## What is asked
Look below. Copy each line that has "this" in it.

## Source material
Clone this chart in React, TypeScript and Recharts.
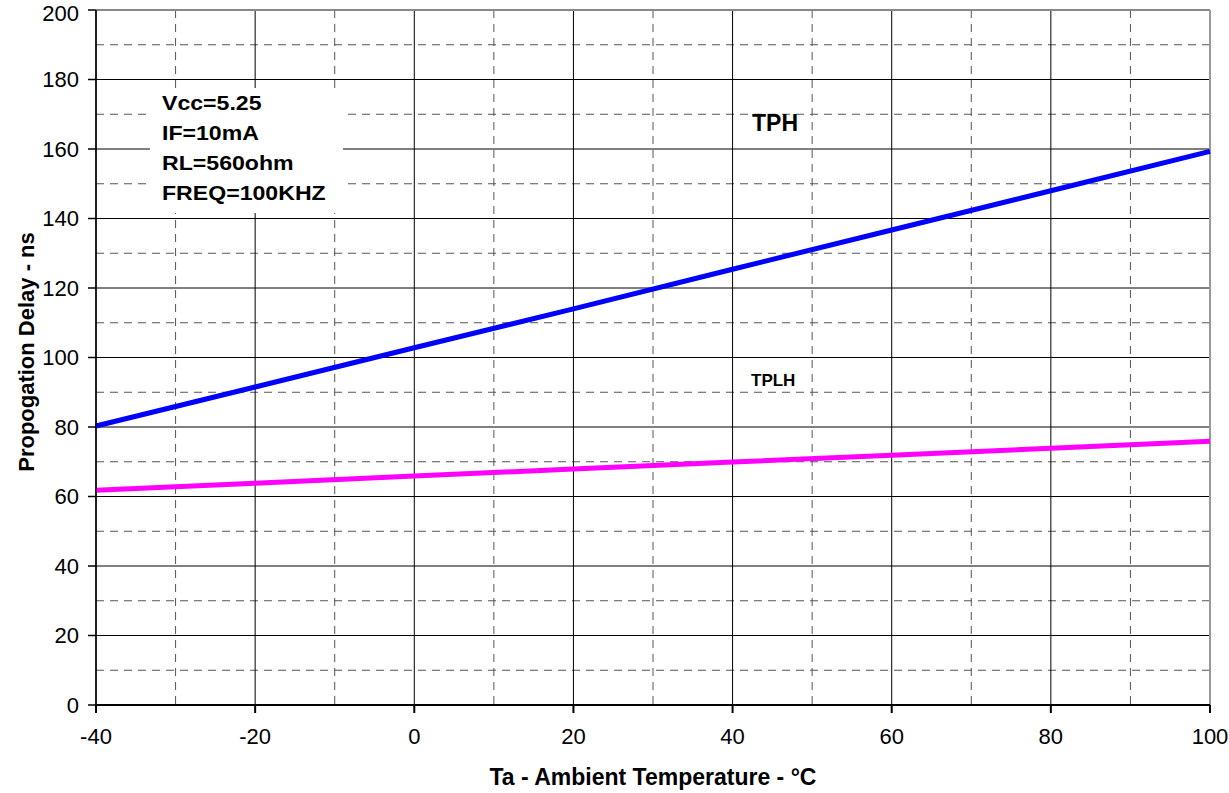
==
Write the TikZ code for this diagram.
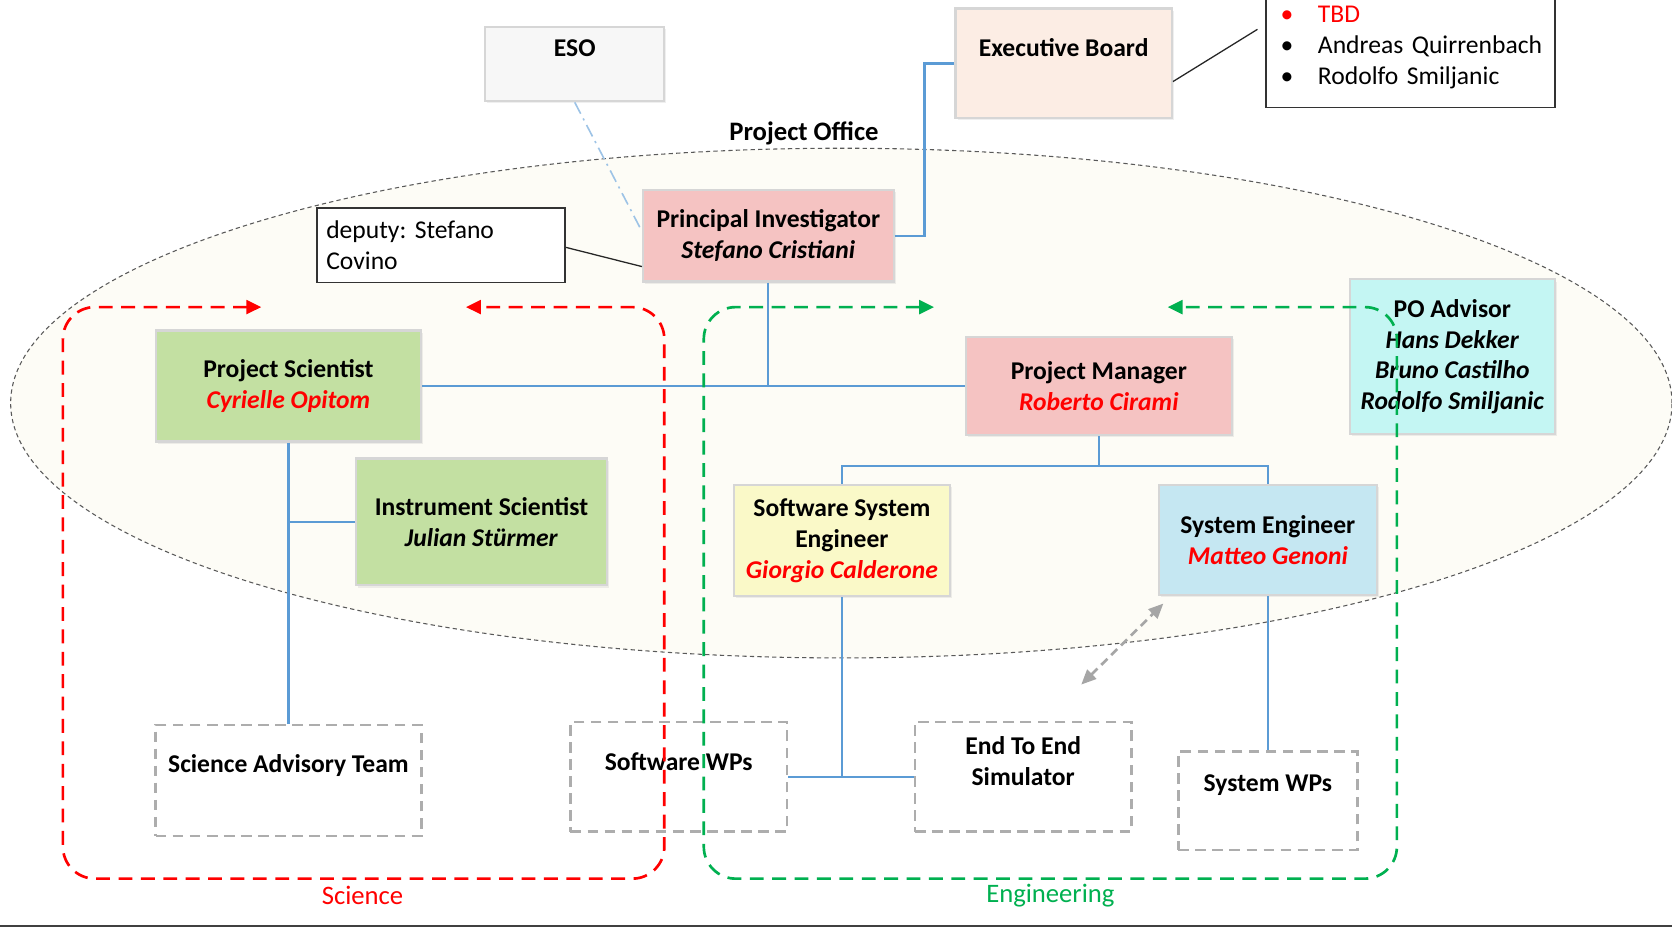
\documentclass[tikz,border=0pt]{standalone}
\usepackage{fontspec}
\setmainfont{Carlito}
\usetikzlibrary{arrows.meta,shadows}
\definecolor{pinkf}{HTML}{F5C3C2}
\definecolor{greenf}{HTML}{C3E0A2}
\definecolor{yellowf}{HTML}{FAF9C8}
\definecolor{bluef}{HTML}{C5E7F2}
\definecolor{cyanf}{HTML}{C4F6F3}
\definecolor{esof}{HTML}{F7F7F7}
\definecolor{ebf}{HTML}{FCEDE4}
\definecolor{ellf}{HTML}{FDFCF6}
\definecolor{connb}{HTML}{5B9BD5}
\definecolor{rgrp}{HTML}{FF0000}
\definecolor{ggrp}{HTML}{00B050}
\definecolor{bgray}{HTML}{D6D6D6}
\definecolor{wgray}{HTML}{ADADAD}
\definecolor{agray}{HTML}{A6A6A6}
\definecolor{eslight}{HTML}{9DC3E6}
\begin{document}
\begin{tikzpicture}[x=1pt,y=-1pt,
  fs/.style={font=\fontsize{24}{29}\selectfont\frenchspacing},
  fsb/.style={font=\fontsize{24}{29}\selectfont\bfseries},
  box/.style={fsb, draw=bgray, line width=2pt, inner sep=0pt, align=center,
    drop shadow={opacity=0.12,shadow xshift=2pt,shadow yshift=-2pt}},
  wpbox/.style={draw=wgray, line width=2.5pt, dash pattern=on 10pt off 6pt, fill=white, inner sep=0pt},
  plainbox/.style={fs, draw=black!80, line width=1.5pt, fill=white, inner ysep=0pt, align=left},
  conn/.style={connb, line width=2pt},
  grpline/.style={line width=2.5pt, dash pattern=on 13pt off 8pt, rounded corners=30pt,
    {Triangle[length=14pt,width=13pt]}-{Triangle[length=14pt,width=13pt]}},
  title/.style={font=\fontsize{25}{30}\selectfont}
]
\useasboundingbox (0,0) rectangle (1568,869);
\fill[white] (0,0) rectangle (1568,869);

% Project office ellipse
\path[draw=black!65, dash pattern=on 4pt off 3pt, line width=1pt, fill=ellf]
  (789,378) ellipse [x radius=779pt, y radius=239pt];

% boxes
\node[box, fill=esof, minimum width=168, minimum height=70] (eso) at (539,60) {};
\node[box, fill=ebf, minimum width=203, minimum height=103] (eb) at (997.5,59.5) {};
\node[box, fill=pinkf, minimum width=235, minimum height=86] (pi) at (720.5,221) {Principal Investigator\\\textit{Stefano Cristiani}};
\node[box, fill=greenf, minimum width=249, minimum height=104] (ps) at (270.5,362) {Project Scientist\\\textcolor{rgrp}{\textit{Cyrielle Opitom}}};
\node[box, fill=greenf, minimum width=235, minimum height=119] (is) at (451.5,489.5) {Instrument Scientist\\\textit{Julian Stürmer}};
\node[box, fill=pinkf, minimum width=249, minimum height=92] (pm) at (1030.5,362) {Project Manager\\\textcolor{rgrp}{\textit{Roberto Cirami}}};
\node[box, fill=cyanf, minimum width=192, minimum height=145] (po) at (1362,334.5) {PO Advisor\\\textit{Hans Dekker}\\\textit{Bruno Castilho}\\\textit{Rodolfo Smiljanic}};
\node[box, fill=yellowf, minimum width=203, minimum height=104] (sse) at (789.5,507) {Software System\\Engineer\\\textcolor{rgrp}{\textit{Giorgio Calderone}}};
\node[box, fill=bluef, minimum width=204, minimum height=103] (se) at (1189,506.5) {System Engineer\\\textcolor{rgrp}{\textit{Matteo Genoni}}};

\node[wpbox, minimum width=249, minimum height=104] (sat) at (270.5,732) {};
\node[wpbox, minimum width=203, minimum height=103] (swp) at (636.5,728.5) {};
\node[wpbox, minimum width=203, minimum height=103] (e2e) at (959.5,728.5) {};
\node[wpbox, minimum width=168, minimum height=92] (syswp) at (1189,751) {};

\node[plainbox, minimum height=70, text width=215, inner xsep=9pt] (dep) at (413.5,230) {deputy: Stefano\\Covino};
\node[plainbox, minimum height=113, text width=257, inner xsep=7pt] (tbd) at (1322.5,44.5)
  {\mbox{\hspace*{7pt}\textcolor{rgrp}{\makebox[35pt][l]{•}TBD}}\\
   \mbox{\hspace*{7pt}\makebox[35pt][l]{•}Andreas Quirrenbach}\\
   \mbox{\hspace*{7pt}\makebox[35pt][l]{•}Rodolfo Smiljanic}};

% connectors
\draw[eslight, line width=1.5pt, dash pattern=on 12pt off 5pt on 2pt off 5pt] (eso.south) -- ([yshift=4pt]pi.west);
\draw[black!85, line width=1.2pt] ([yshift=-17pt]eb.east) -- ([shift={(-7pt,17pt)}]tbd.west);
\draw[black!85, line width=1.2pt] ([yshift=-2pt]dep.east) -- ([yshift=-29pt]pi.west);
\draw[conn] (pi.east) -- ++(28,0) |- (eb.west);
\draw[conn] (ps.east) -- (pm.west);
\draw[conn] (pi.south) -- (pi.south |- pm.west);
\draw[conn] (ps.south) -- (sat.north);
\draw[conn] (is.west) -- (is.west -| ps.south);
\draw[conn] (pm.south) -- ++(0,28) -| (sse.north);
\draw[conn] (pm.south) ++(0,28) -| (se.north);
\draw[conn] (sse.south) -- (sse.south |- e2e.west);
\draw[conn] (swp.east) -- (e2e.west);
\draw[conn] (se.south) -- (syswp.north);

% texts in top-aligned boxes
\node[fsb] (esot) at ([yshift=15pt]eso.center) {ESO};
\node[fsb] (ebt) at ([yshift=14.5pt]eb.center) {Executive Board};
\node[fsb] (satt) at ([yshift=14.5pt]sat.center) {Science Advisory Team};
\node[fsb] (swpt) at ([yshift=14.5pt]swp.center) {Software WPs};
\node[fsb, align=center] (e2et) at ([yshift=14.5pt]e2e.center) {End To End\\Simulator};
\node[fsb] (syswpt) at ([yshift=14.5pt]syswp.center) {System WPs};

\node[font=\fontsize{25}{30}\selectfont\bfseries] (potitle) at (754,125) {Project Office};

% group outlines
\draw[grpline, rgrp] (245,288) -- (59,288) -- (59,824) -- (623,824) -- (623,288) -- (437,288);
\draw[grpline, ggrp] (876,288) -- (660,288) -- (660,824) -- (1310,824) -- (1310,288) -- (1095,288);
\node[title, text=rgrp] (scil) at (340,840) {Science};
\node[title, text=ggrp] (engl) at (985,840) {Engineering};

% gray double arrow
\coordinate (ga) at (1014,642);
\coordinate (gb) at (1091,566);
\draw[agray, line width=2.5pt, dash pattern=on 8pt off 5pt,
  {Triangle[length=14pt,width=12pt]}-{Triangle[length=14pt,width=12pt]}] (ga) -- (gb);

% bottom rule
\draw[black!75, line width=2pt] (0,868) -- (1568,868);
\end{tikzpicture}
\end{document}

## Answer to the exercise
Clone this chart in React, TypeScript and Recharts.
Write the TikZ code for this diagram.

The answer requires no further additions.